In this blogger’s opinion, sharing photos is one of those areas in the computer world that could still use some improvement.  In this particular post, I mean sharing photos in the same household.  My wife and I both keep separate iPhoto libraries on our laptops.  As of this writing, there is no such thing as an iPhoto or Aperture server.  I’ve made some attempt to try to consolidate them to a common shared storage space on the desktop downstairs using rsync.  For the most part it seems to work, but opening the libraries on a computer in which they were not created or maintained gives mixed results regarding missing settings & plists.  For the most part the settings are there, but it just doesn’t seem like a solution that would work well in the long run.

iPhoto and Aperture both support using multiple libraries, but not really a good way managing them together.  Say you have a local iPhoto library that you’d use to temporarily import photos to post-process on your laptop while you’re traveling.  At home you have a larger network drive that stores your primary iPhoto library.  The only way to merge the photos from your intermediate library into the primary library is to export them out of iPhoto, switch libraries, then re-import them.  Even then, you’re losing some of the metadata you might have set in the intermediary library.  Kind of a clunky workflow.

So I took a step back and tried to look at the bigger picture.  Why am I using iPhoto, or any app for that matter, to manage my photos?  Why don’t I just keep them in a directory structure that I define myself?  So I started thinking of the benefits a photo management app provides (particularly iPhoto):

  1. Tagging photos with keywords or starring them to make them easier to find. I hardly ever use this feature and neither does my wife.
  2. Photos are sorted into events by date.

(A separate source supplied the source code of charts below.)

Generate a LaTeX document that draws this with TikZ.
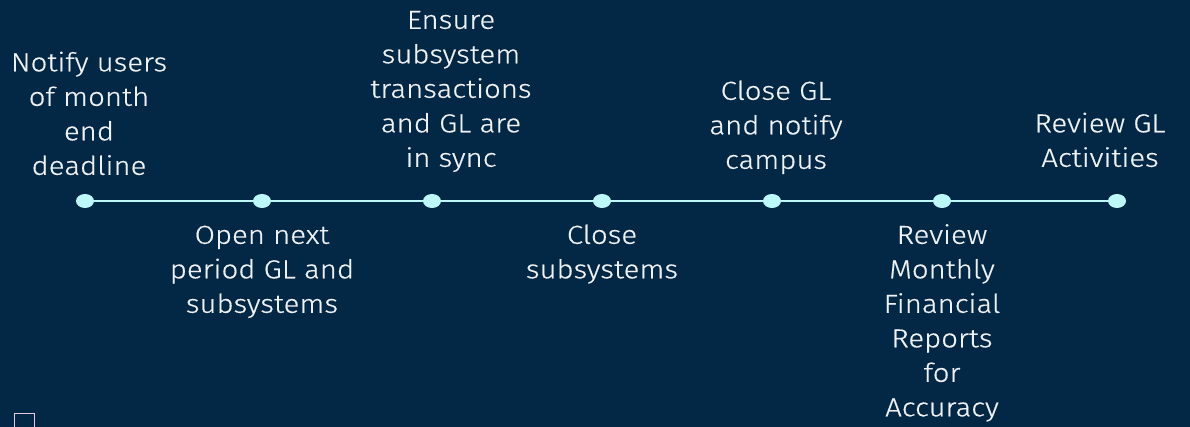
\documentclass[tikz,border=0pt]{standalone}
\usepackage{fontspec}
\setmainfont{Fira Sans Light}[FakeStretch=1.13,FakeBold=0.5]
\definecolor{bgnavy}{HTML}{022845}
\definecolor{dotcyan}{HTML}{BDF8F8}
\definecolor{txtwhite}{HTML}{EEF2F4}
\definecolor{boxpink}{HTML}{E8C8DC}
\tikzset{
  px/.style={x=1pt,y=-1pt},
  milestone/.style={ellipse, fill=dotcyan, minimum width=18pt, minimum height=14pt, inner sep=0pt},
  label/.style={anchor=south, align=center, text=txtwhite, text depth=0pt,
    font=\fontsize{26}{34.5}\selectfont, inner sep=0pt}
}
\usetikzlibrary{shapes.geometric}
\begin{document}
\begin{tikzpicture}[px]
  \fill[bgnavy] (0,0) rectangle (1190,427);
  \useasboundingbox (0,0) rectangle (1190,427);
  % timeline dots
  \foreach \i/\x in {1/85,2/262,3/432,4/602,5/772,6/942,7/1117}
    \node[milestone] (m\i) at (\x,201) {};
  \draw[dotcyan, line width=1.6pt] (m1) -- (m2) -- (m3) -- (m4) -- (m5) -- (m6) -- (m7);
  % labels above the line (placed by the baseline of their last line)
  \node[label] (t1) at (89,175) {Notify users\\of month\\end\\deadline};
  \node[label] (t3) at (451,167) {Ensure\\subsystem\\transactions\\and GL are\\in sync};
  \node[label] (t5) at (776,169) {Close GL\\and notify\\campus};
  \node[label] (t7) at (1100,167) {Review GL\\Activities};
  % labels below the line
  \node[label] (b2) at (262,313) {Open next\\period GL and\\subsystems};
  \node[label] (b4) at (602,278.5) {Close\\subsystems};
  \node[label] (b6) at (942,416.5) {Review\\Monthly\\Financial\\Reports\\for\\Accuracy};
  % small empty box in the corner
  \draw[boxpink, line width=1pt] (14.5,413.5) rectangle (34.5,430);
\end{tikzpicture}
\end{document}
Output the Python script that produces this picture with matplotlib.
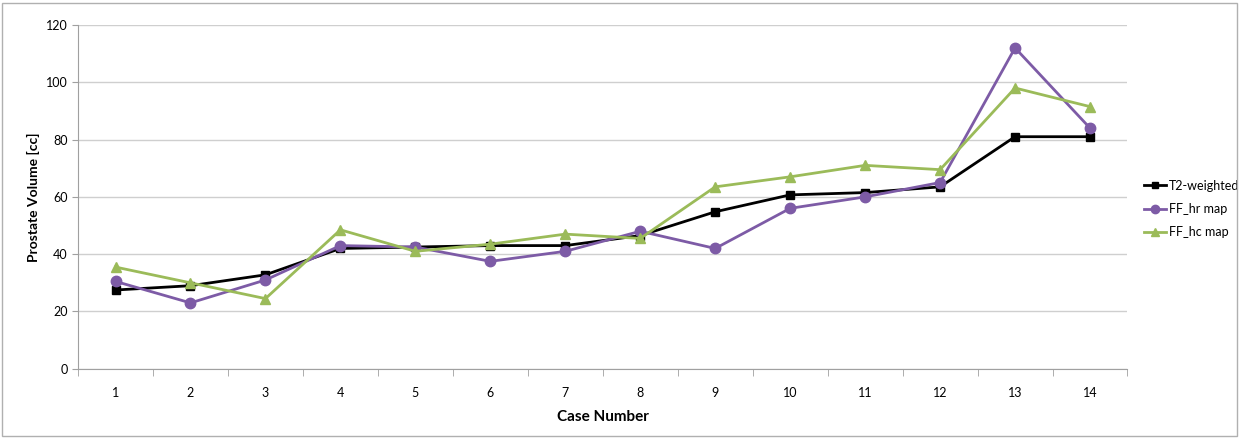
import numpy as np
import matplotlib
matplotlib.use("Agg")
import matplotlib.pyplot as plt
from matplotlib.ticker import FixedLocator

plt.rcParams['font.family'] = ['Lato', 'DejaVu Sans']

cases = list(range(1, 15))
t2_weighted = [27.5, 29, 32.8, 42, 42.5, 43, 43, 46.5, 54.8, 60.7, 61.5, 63.5, 81, 81]
ff_hr_map = [30.5, 23, 31, 43, 42.5, 37.5, 41, 48, 42, 56, 60, 65, 112, 84]
ff_hc_map = [35.5, 30, 24.5, 48.5, 41, 43.5, 47, 45.5, 63.5, 67, 71, 69.5, 98, 91.5]

fig = plt.figure(figsize=(12.39, 4.38), dpi=100)
ax = fig.add_axes([0.063, 0.158, 0.847, 0.785])

ax.plot(cases, t2_weighted, color='black', marker='s', markersize=6, linewidth=2, label='T2-weighted')
ax.plot(cases, ff_hr_map, color='#7D5BA6', marker='o', markersize=7.5, linewidth=2, label='FF_hr map')
ax.plot(cases, ff_hc_map, color='#9BBB59', marker='^', markersize=7, linewidth=2, label='FF_hc map')

ax.set_xlim(0.5, 14.5)
ax.set_ylim(0, 120)
ax.set_yticks(np.arange(0, 121, 20))
ax.set_xticks(cases)
ax.xaxis.set_minor_locator(FixedLocator(np.arange(0.5, 15, 1)))
ax.tick_params(axis='x', which='major', length=0, pad=13, labelsize=9)
ax.tick_params(axis='x', which='minor', length=5, color='#A0A0A0', direction='out')
ax.tick_params(axis='y', length=4, color='#A0A0A0', labelsize=9)
ax.grid(axis='y', color='#CFCFCF', linewidth=1)
ax.set_axisbelow(True)
for s in ['top', 'right']:
    ax.spines[s].set_visible(False)
for s in ['left', 'bottom']:
    ax.spines[s].set_color('#A0A0A0')

ax.set_xlabel('Case Number', fontweight='bold', fontsize=11, labelpad=8)
ax.set_ylabel('Prostate Volume [cc]', fontweight='bold', fontsize=10)

ax.legend(loc='center left', bbox_to_anchor=(1.005, 0.465), frameon=False,
          fontsize=9, handlelength=1.8, handletextpad=0.2, labelspacing=0.9, markerscale=0.8)

fig.patches.append(plt.Rectangle((0.002, 0.004), 0.996, 0.99, transform=fig.transFigure,
                                 fill=False, edgecolor='#B0B0B0', linewidth=1))

fig.savefig('out.png', dpi=100)
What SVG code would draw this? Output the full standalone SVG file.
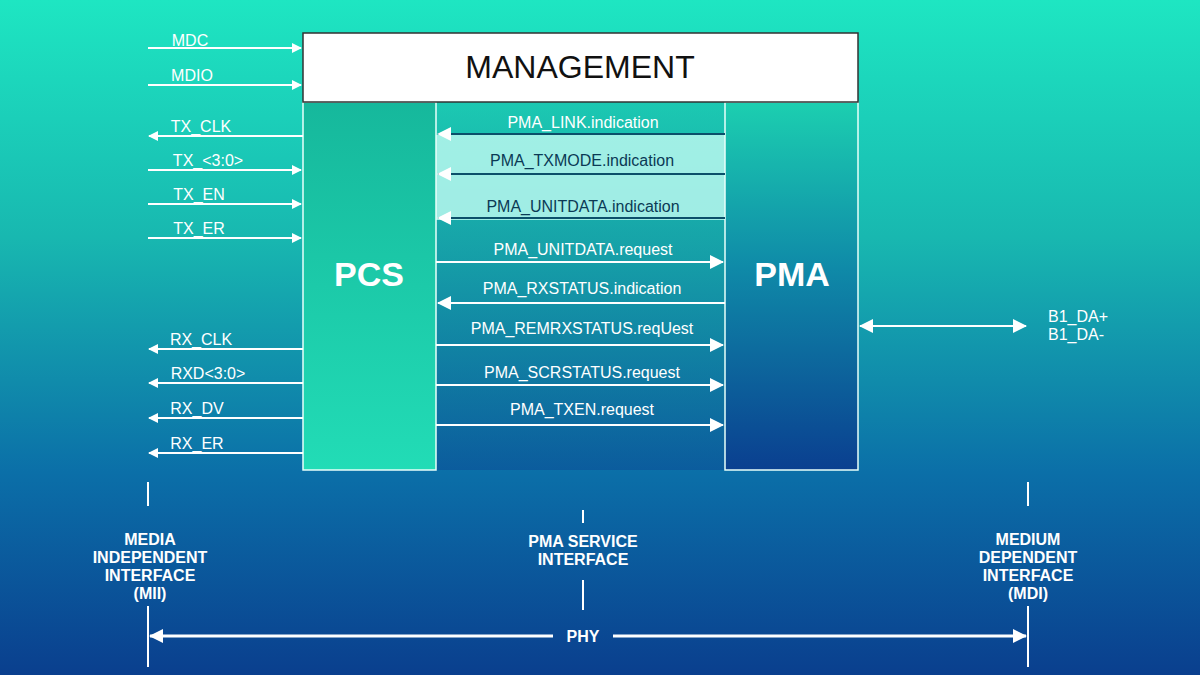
<svg xmlns="http://www.w3.org/2000/svg" width="1200" height="675" viewBox="0 0 1200 675">
<defs>
<linearGradient id="bg" x1="0" y1="0" x2="0" y2="1"><stop offset="0" stop-color="#1ee6c2"/><stop offset="0.35" stop-color="#18b8b0"/><stop offset="0.7" stop-color="#0b6fa8"/><stop offset="1" stop-color="#0a3f8e"/></linearGradient>
<linearGradient id="pcs" x1="0" y1="0" x2="0" y2="1"><stop offset="0" stop-color="#16b89c"/><stop offset="1" stop-color="#22dcb6"/></linearGradient>
<linearGradient id="pma" x1="0" y1="0" x2="0" y2="1"><stop offset="0" stop-color="#1ccfb0"/><stop offset="0.45" stop-color="#0f8aa8"/><stop offset="1" stop-color="#0a3f90"/></linearGradient>
<linearGradient id="mid" x1="0" y1="0" x2="0" y2="1"><stop offset="0" stop-color="#1cc2ac"/><stop offset="1" stop-color="#0b4f96"/></linearGradient>
<marker id="ah" markerWidth="10" markerHeight="10" refX="9" refY="5" orient="auto-start-reverse" markerUnits="userSpaceOnUse"><path d="M0,0 L10,5 L0,10 z" fill="#fff"/></marker>
<marker id="ahw" markerWidth="14" markerHeight="14" refX="13" refY="7" orient="auto-start-reverse" markerUnits="userSpaceOnUse"><path d="M0,0 L14,7 L0,14 z" fill="#fff"/></marker>
<style>
.l{stroke:#fff;stroke-width:2;fill:none}
.d{stroke:#0b4f6a;stroke-width:2;fill:none}
.t{font-family:"Liberation Sans",Arial,sans-serif;font-size:16px;fill:#fff;text-anchor:middle}
.td{font-family:"Liberation Sans",Arial,sans-serif;font-size:16px;fill:#0b3a55;text-anchor:middle}
.b{font-family:"Liberation Sans",Arial,sans-serif;font-size:16px;font-weight:bold;fill:#fff;text-anchor:middle}
.big{font-family:"Liberation Sans",Arial,sans-serif;font-size:34px;font-weight:bold;fill:#fff;text-anchor:middle}
</style>
</defs>
<rect width="1200" height="675" fill="url(#bg)"/>
<rect x="436" y="102" width="289" height="368" fill="url(#mid)" opacity="0.6"/>
<rect x="436" y="135" width="289" height="85" fill="#b8f8ee" opacity="0.85"/>
<g id="pcs-node"><rect x="303" y="102" width="133" height="368" fill="url(#pcs)" stroke="#e8fffa" stroke-width="1.5"/><text class="big" x="369" y="286">PCS</text></g>
<g id="pma-node"><rect x="725" y="102" width="133" height="368" fill="url(#pma)" stroke="#e8fffa" stroke-width="1.5"/><text class="big" x="792" y="286">PMA</text></g>
<g id="management"><rect x="303" y="33" width="555" height="69" fill="#fff" stroke="#333" stroke-width="1.5"/><text x="580" y="78" font-family="Liberation Sans,Arial,sans-serif" font-size="32" fill="#111" text-anchor="middle">MANAGEMENT</text></g>
<g id="connectors">
<line class="l" x1="148" y1="48" x2="301" y2="48" marker-end="url(#ah)"/>
<line class="l" x1="148" y1="85" x2="301" y2="85" marker-end="url(#ah)"/>
<line class="l" x1="303" y1="136" x2="149" y2="136" marker-end="url(#ah)"/>
<line class="l" x1="148" y1="170" x2="301" y2="170" marker-end="url(#ah)"/>
<line class="l" x1="148" y1="204" x2="301" y2="204" marker-end="url(#ah)"/>
<line class="l" x1="148" y1="238" x2="301" y2="238" marker-end="url(#ah)"/>
<line class="l" x1="303" y1="349" x2="149" y2="349" marker-end="url(#ah)"/>
<line class="l" x1="303" y1="383" x2="149" y2="383" marker-end="url(#ah)"/>
<line class="l" x1="303" y1="418" x2="149" y2="418" marker-end="url(#ah)"/>
<line class="l" x1="303" y1="453" x2="149" y2="453" marker-end="url(#ah)"/>
<line class="d" x1="725" y1="134" x2="438" y2="134" marker-end="url(#ahw)"/>
<line class="d" x1="725" y1="174" x2="438" y2="174" marker-end="url(#ahw)"/>
<line class="d" x1="725" y1="218" x2="438" y2="218" marker-end="url(#ahw)"/>
<line class="l" x1="436" y1="262" x2="723" y2="262" marker-end="url(#ahw)"/>
<line class="l" x1="725" y1="303" x2="438" y2="303" marker-end="url(#ahw)"/>
<line class="l" x1="436" y1="345" x2="723" y2="345" marker-end="url(#ahw)"/>
<line class="l" x1="436" y1="385" x2="723" y2="385" marker-end="url(#ahw)"/>
<line class="l" x1="436" y1="425" x2="723" y2="425" marker-end="url(#ahw)"/>
<line class="l" x1="860" y1="326" x2="1026" y2="326" marker-start="url(#ahw)" marker-end="url(#ahw)"/>
<line class="l" x1="148" y1="482" x2="148" y2="506"/><line class="l" x1="148" y1="606" x2="148" y2="667"/>
<line class="l" x1="1028" y1="482" x2="1028" y2="506"/><line class="l" x1="1028" y1="606" x2="1028" y2="667"/>
<line class="l" x1="583" y1="510" x2="583" y2="523"/><line class="l" x1="583" y1="580" x2="583" y2="610"/>
<line x1="150" y1="636" x2="553" y2="636" stroke="#fff" stroke-width="3" marker-start="url(#ahw)"/>
<line x1="613" y1="636" x2="1026" y2="636" stroke="#fff" stroke-width="3" marker-end="url(#ahw)"/>
</g>
<g id="labels">
<text class="t" x="190" y="46">MDC</text>
<text class="t" x="192" y="81">MDIO</text>
<text class="t" x="201" y="132">TX_CLK</text>
<text class="t" x="208" y="166">TX_&lt;3:0&gt;</text>
<text class="t" x="199" y="200">TX_EN</text>
<text class="t" x="199" y="234">TX_ER</text>
<text class="t" x="201" y="345">RX_CLK</text>
<text class="t" x="208" y="379">RXD&lt;3:0&gt;</text>
<text class="t" x="197" y="414">RX_DV</text>
<text class="t" x="197" y="449">RX_ER</text>
<text class="t" x="583" y="128">PMA_LINK.indication</text>
<text class="td" x="582" y="166">PMA_TXMODE.indication</text>
<text class="td" x="583" y="212">PMA_UNITDATA.indication</text>
<text class="t" x="583" y="255">PMA_UNITDATA.request</text>
<text class="t" x="582" y="294">PMA_RXSTATUS.indication</text>
<text class="t" x="582" y="334">PMA_REMRXSTATUS.reqUest</text>
<text class="t" x="582" y="378">PMA_SCRSTATUS.request</text>
<text class="t" x="582" y="415">PMA_TXEN.request</text>
<text x="1048" y="322" font-family="Liberation Sans,Arial,sans-serif" font-size="16" fill="#fff">B1_DA+</text>
<text x="1048" y="340" font-family="Liberation Sans,Arial,sans-serif" font-size="16" fill="#fff">B1_DA-</text>
<text class="b"><tspan x="150" y="545">MEDIA</tspan><tspan x="150" y="563">INDEPENDENT</tspan><tspan x="150" y="581">INTERFACE</tspan><tspan x="150" y="599">(MII)</tspan></text>
<text class="b"><tspan x="583" y="547">PMA SERVICE</tspan><tspan x="583" y="565">INTERFACE</tspan></text>
<text class="b"><tspan x="1028" y="545">MEDIUM</tspan><tspan x="1028" y="563">DEPENDENT</tspan><tspan x="1028" y="581">INTERFACE</tspan><tspan x="1028" y="599">(MDI)</tspan></text>
<text class="b" x="583" y="642">PHY</text>
</g>
</svg>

Sometimes I like this, sometimes I don’t.  What if an “event” to me is a few days?  At present time I have my iPhoto library organized by event, person/people, or place, not so much by date.  It feels like I’m fighting against what iPhoto wants to do by default by doing this.
  3. When photos are edited, it copies the photo instead of editing the original.  Makes it easy to revert back to the original if you ever chose to do so.  I never chose to do so and this takes up more space on my hard drive.
  4. Sharing options are built in.  Some of them are useful, some not so much.  I’ve found that whenever software developers try to keep up with web-based services, it’s a game they’re always behind on.  Web services are much easier to update than their software counterparts.  A lot of the options you might get from using a dedicated uploader might not be there in the 3rd party software and when it is, it doesn’t always work the same.

Not nearly an exhaustive list, by far, but rather some that affect me the most.  So why do I still use iPhoto?  Because reverting back to a directory based structure would be more work up front and in the long run.  It wouldn’t solve the problem of consolidating photo collections automatically, and would bring other issues into the equation like who has permission to manage what?  What about duplicate photos?  That could easily spiral out of control & actually make it harder to find what you’re looking for.

It’s obvious that even if you’re not using your photo management software’s full potential, it still alleviates a lot of problems that manual management can bring.  The obvious next step is a centralized server, an iPhoto server.  I’m not talking about simply storing your iPhoto library on a network volume and using ACL’s.  I’m talking about a service built into iPhoto that automatically pushes & pulls changes from a central location to your iPhoto library.  This would also have granular permission control that would give you the ability to assign a person read-only or read-write permissions to an event, for example.  I’m aware of the iPhoto sharing feature, but that’s not good enough.  It requires both people to be online and in iPhoto at the same time, which never happens unless they make it happen.

With the current state of personal computing moving to more portable devices, the need to have a centralized server to sync to and pull from is greater than ever before.  I think it’s only a matter of time before we see it.  Hopefully it won’t be too long.